### WHAT THE EXERCISE ASKS
Each line of the material must be repeated precisely, with the pictures left out.

### SUPPLIED DATA
----------------

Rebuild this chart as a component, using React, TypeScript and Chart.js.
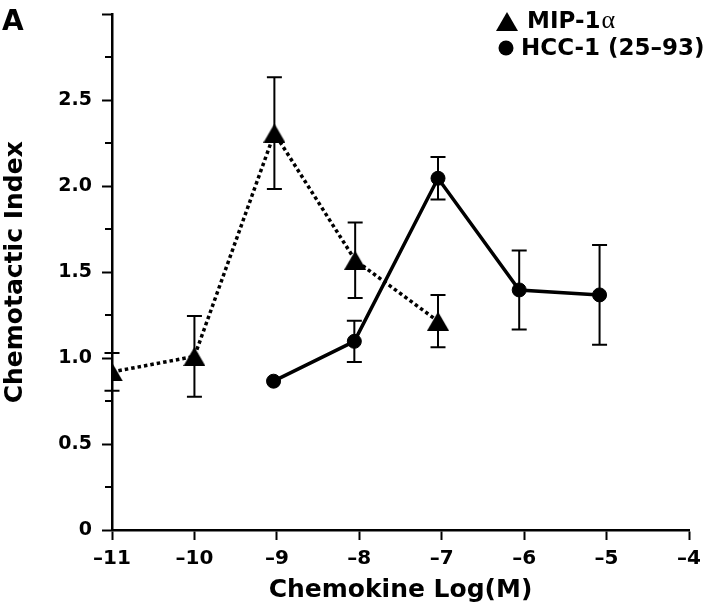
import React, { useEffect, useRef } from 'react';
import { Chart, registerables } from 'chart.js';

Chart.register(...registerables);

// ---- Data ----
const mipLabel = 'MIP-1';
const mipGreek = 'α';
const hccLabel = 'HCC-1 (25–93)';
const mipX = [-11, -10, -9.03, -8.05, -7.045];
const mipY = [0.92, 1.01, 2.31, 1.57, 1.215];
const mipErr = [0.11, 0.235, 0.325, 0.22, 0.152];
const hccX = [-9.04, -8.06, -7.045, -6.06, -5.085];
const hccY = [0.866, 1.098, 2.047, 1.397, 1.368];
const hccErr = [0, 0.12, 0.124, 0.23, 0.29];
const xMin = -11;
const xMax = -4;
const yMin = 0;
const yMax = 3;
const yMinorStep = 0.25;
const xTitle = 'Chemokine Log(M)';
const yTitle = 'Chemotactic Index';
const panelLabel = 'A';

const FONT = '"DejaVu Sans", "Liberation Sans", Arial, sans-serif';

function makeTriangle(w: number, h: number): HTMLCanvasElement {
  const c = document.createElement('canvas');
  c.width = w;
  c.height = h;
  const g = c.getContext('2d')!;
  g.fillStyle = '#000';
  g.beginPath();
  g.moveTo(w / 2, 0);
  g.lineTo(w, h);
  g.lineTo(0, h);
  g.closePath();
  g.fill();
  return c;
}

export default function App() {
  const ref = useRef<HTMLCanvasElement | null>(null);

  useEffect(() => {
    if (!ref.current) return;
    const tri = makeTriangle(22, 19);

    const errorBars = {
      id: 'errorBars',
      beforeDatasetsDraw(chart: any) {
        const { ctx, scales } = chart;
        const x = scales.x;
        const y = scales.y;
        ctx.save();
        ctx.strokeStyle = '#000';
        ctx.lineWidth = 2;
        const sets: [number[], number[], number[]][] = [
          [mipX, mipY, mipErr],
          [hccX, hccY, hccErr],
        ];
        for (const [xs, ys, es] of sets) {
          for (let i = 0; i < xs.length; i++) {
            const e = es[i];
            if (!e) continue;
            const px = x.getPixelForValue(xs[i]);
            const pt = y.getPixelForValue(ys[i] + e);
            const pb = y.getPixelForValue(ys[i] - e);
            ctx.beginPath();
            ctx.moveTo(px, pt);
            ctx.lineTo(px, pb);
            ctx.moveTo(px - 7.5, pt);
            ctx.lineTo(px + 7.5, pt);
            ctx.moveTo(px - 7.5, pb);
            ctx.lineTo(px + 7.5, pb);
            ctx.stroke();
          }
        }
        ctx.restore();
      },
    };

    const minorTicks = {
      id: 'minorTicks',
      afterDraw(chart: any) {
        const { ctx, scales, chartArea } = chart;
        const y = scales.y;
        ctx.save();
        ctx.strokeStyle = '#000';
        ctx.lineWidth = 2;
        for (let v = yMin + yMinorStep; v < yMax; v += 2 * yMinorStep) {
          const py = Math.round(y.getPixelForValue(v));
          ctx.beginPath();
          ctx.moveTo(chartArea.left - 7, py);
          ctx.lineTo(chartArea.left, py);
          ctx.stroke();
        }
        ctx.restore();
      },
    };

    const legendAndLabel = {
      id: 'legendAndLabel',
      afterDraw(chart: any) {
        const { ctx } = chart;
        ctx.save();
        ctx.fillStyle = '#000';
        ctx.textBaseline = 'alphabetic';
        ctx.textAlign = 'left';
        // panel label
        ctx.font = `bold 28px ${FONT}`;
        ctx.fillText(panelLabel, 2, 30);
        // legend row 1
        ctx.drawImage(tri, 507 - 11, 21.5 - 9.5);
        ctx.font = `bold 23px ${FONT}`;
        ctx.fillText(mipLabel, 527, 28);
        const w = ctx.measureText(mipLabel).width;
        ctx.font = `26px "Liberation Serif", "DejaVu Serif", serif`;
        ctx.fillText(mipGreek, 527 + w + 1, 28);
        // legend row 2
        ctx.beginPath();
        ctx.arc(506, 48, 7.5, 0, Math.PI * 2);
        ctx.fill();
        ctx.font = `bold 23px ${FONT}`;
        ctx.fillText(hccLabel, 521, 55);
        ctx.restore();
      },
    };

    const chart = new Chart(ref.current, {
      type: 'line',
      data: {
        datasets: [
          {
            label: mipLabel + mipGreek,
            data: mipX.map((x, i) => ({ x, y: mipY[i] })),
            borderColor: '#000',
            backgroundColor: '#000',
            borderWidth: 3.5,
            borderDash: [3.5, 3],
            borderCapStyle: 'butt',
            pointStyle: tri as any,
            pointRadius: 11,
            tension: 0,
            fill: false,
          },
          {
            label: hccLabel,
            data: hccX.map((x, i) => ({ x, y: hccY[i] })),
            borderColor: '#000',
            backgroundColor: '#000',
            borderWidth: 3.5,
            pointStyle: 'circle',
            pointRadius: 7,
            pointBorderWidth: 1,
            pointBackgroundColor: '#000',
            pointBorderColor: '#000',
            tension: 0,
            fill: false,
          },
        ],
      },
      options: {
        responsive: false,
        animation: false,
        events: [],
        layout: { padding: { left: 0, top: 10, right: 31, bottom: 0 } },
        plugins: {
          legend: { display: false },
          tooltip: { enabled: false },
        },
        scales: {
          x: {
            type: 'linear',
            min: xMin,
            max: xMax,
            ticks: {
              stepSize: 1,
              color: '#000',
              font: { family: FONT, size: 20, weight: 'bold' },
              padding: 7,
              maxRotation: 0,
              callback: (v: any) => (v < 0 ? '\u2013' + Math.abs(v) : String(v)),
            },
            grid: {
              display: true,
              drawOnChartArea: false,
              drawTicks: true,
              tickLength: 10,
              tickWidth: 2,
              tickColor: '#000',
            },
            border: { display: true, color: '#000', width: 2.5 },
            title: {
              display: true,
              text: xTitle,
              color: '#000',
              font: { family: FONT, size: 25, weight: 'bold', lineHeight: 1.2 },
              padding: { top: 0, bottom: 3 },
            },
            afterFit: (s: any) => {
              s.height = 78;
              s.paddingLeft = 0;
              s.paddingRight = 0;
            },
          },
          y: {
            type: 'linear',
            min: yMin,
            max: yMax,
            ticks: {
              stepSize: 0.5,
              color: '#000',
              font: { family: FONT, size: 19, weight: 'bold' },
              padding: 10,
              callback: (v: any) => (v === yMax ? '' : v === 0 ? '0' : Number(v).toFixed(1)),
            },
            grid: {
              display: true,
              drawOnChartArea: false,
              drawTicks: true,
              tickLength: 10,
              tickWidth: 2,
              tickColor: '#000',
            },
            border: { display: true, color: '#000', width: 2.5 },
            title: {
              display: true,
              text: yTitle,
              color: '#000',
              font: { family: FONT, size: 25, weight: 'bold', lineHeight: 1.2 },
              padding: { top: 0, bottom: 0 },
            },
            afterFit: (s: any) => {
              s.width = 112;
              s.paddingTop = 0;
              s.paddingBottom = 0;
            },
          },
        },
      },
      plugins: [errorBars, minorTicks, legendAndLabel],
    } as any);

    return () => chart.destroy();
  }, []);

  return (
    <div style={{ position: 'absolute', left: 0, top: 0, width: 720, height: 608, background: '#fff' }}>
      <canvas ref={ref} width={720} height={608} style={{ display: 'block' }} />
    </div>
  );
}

----------------

### RESULT OF THIS TASK
Rebuild this chart as a component, using React, TypeScript and Chart.js.
import React, { useEffect, useRef } from 'react';
import { Chart, registerables } from 'chart.js';

Chart.register(...registerables);

// ---- Data ----
const mipLabel = 'MIP-1';
const mipGreek = 'α';
const hccLabel = 'HCC-1 (25–93)';
const mipX = [-11, -10, -9.03, -8.05, -7.045];
const mipY = [0.92, 1.01, 2.31, 1.57, 1.215];
const mipErr = [0.11, 0.235, 0.325, 0.22, 0.152];
const hccX = [-9.04, -8.06, -7.045, -6.06, -5.085];
const hccY = [0.866, 1.098, 2.047, 1.397, 1.368];
const hccErr = [0, 0.12, 0.124, 0.23, 0.29];
const xMin = -11;
const xMax = -4;
const yMin = 0;
const yMax = 3;
const yMinorStep = 0.25;
const xTitle = 'Chemokine Log(M)';
const yTitle = 'Chemotactic Index';
const panelLabel = 'A';

const FONT = '"DejaVu Sans", "Liberation Sans", Arial, sans-serif';

function makeTriangle(w: number, h: number): HTMLCanvasElement {
  const c = document.createElement('canvas');
  c.width = w;
  c.height = h;
  const g = c.getContext('2d')!;
  g.fillStyle = '#000';
  g.beginPath();
  g.moveTo(w / 2, 0);
  g.lineTo(w, h);
  g.lineTo(0, h);
  g.closePath();
  g.fill();
  return c;
}

export default function App() {
  const ref = useRef<HTMLCanvasElement | null>(null);

  useEffect(() => {
    if (!ref.current) return;
    const tri = makeTriangle(22, 19);

    const errorBars = {
      id: 'errorBars',
      beforeDatasetsDraw(chart: any) {
        const { ctx, scales } = chart;
        const x = scales.x;
        const y = scales.y;
        ctx.save();
        ctx.strokeStyle = '#000';
        ctx.lineWidth = 2;
        const sets: [number[], number[], number[]][] = [
          [mipX, mipY, mipErr],
          [hccX, hccY, hccErr],
        ];
        for (const [xs, ys, es] of sets) {
          for (let i = 0; i < xs.length; i++) {
            const e = es[i];
            if (!e) continue;
            const px = x.getPixelForValue(xs[i]);
            const pt = y.getPixelForValue(ys[i] + e);
            const pb = y.getPixelForValue(ys[i] - e);
            ctx.beginPath();
            ctx.moveTo(px, pt);
            ctx.lineTo(px, pb);
            ctx.moveTo(px - 7.5, pt);
            ctx.lineTo(px + 7.5, pt);
            ctx.moveTo(px - 7.5, pb);
            ctx.lineTo(px + 7.5, pb);
            ctx.stroke();
          }
        }
        ctx.restore();
      },
    };

    const minorTicks = {
      id: 'minorTicks',
      afterDraw(chart: any) {
        const { ctx, scales, chartArea } = chart;
        const y = scales.y;
        ctx.save();
        ctx.strokeStyle = '#000';
        ctx.lineWidth = 2;
        for (let v = yMin + yMinorStep; v < yMax; v += 2 * yMinorStep) {
          const py = Math.round(y.getPixelForValue(v));
          ctx.beginPath();
          ctx.moveTo(chartArea.left - 7, py);
          ctx.lineTo(chartArea.left, py);
          ctx.stroke();
        }
        ctx.restore();
      },
    };

    const legendAndLabel = {
      id: 'legendAndLabel',
      afterDraw(chart: any) {
        const { ctx } = chart;
        ctx.save();
        ctx.fillStyle = '#000';
        ctx.textBaseline = 'alphabetic';
        ctx.textAlign = 'left';
        // panel label
        ctx.font = `bold 28px ${FONT}`;
        ctx.fillText(panelLabel, 2, 30);
        // legend row 1
        ctx.drawImage(tri, 507 - 11, 21.5 - 9.5);
        ctx.font = `bold 23px ${FONT}`;
        ctx.fillText(mipLabel, 527, 28);
        const w = ctx.measureText(mipLabel).width;
        ctx.font = `26px "Liberation Serif", "DejaVu Serif", serif`;
        ctx.fillText(mipGreek, 527 + w + 1, 28);
        // legend row 2
        ctx.beginPath();
        ctx.arc(506, 48, 7.5, 0, Math.PI * 2);
        ctx.fill();
        ctx.font = `bold 23px ${FONT}`;
        ctx.fillText(hccLabel, 521, 55);
        ctx.restore();
      },
    };

    const chart = new Chart(ref.current, {
      type: 'line',
      data: {
        datasets: [
          {
            label: mipLabel + mipGreek,
            data: mipX.map((x, i) => ({ x, y: mipY[i] })),
            borderColor: '#000',
            backgroundColor: '#000',
            borderWidth: 3.5,
            borderDash: [3.5, 3],
            borderCapStyle: 'butt',
            pointStyle: tri as any,
            pointRadius: 11,
            tension: 0,
            fill: false,
          },
          {
            label: hccLabel,
            data: hccX.map((x, i) => ({ x, y: hccY[i] })),
            borderColor: '#000',
            backgroundColor: '#000',
            borderWidth: 3.5,
            pointStyle: 'circle',
            pointRadius: 7,
            pointBorderWidth: 1,
            pointBackgroundColor: '#000',
            pointBorderColor: '#000',
            tension: 0,
            fill: false,
          },
        ],
      },
      options: {
        responsive: false,
        animation: false,
        events: [],
        layout: { padding: { left: 0, top: 10, right: 31, bottom: 0 } },
        plugins: {
          legend: { display: false },
          tooltip: { enabled: false },
        },
        scales: {
          x: {
            type: 'linear',
            min: xMin,
            max: xMax,
            ticks: {
              stepSize: 1,
              color: '#000',
              font: { family: FONT, size: 20, weight: 'bold' },
              padding: 7,
              maxRotation: 0,
              callback: (v: any) => (v < 0 ? '\u2013' + Math.abs(v) : String(v)),
            },
            grid: {
              display: true,
              drawOnChartArea: false,
              drawTicks: true,
              tickLength: 10,
              tickWidth: 2,
              tickColor: '#000',
            },
            border: { display: true, color: '#000', width: 2.5 },
            title: {
              display: true,
              text: xTitle,
              color: '#000',
              font: { family: FONT, size: 25, weight: 'bold', lineHeight: 1.2 },
              padding: { top: 0, bottom: 3 },
            },
            afterFit: (s: any) => {
              s.height = 78;
              s.paddingLeft = 0;
              s.paddingRight = 0;
            },
          },
          y: {
            type: 'linear',
            min: yMin,
            max: yMax,
            ticks: {
              stepSize: 0.5,
              color: '#000',
              font: { family: FONT, size: 19, weight: 'bold' },
              padding: 10,
              callback: (v: any) => (v === yMax ? '' : v === 0 ? '0' : Number(v).toFixed(1)),
            },
            grid: {
              display: true,
              drawOnChartArea: false,
              drawTicks: true,
              tickLength: 10,
              tickWidth: 2,
              tickColor: '#000',
            },
            border: { display: true, color: '#000', width: 2.5 },
            title: {
              display: true,
              text: yTitle,
              color: '#000',
              font: { family: FONT, size: 25, weight: 'bold', lineHeight: 1.2 },
              padding: { top: 0, bottom: 0 },
            },
            afterFit: (s: any) => {
              s.width = 112;
              s.paddingTop = 0;
              s.paddingBottom = 0;
            },
          },
        },
      },
      plugins: [errorBars, minorTicks, legendAndLabel],
    } as any);

    return () => chart.destroy();
  }, []);

  return (
    <div style={{ position: 'absolute', left: 0, top: 0, width: 720, height: 608, background: '#fff' }}>
      <canvas ref={ref} width={720} height={608} style={{ display: 'block' }} />
    </div>
  );
}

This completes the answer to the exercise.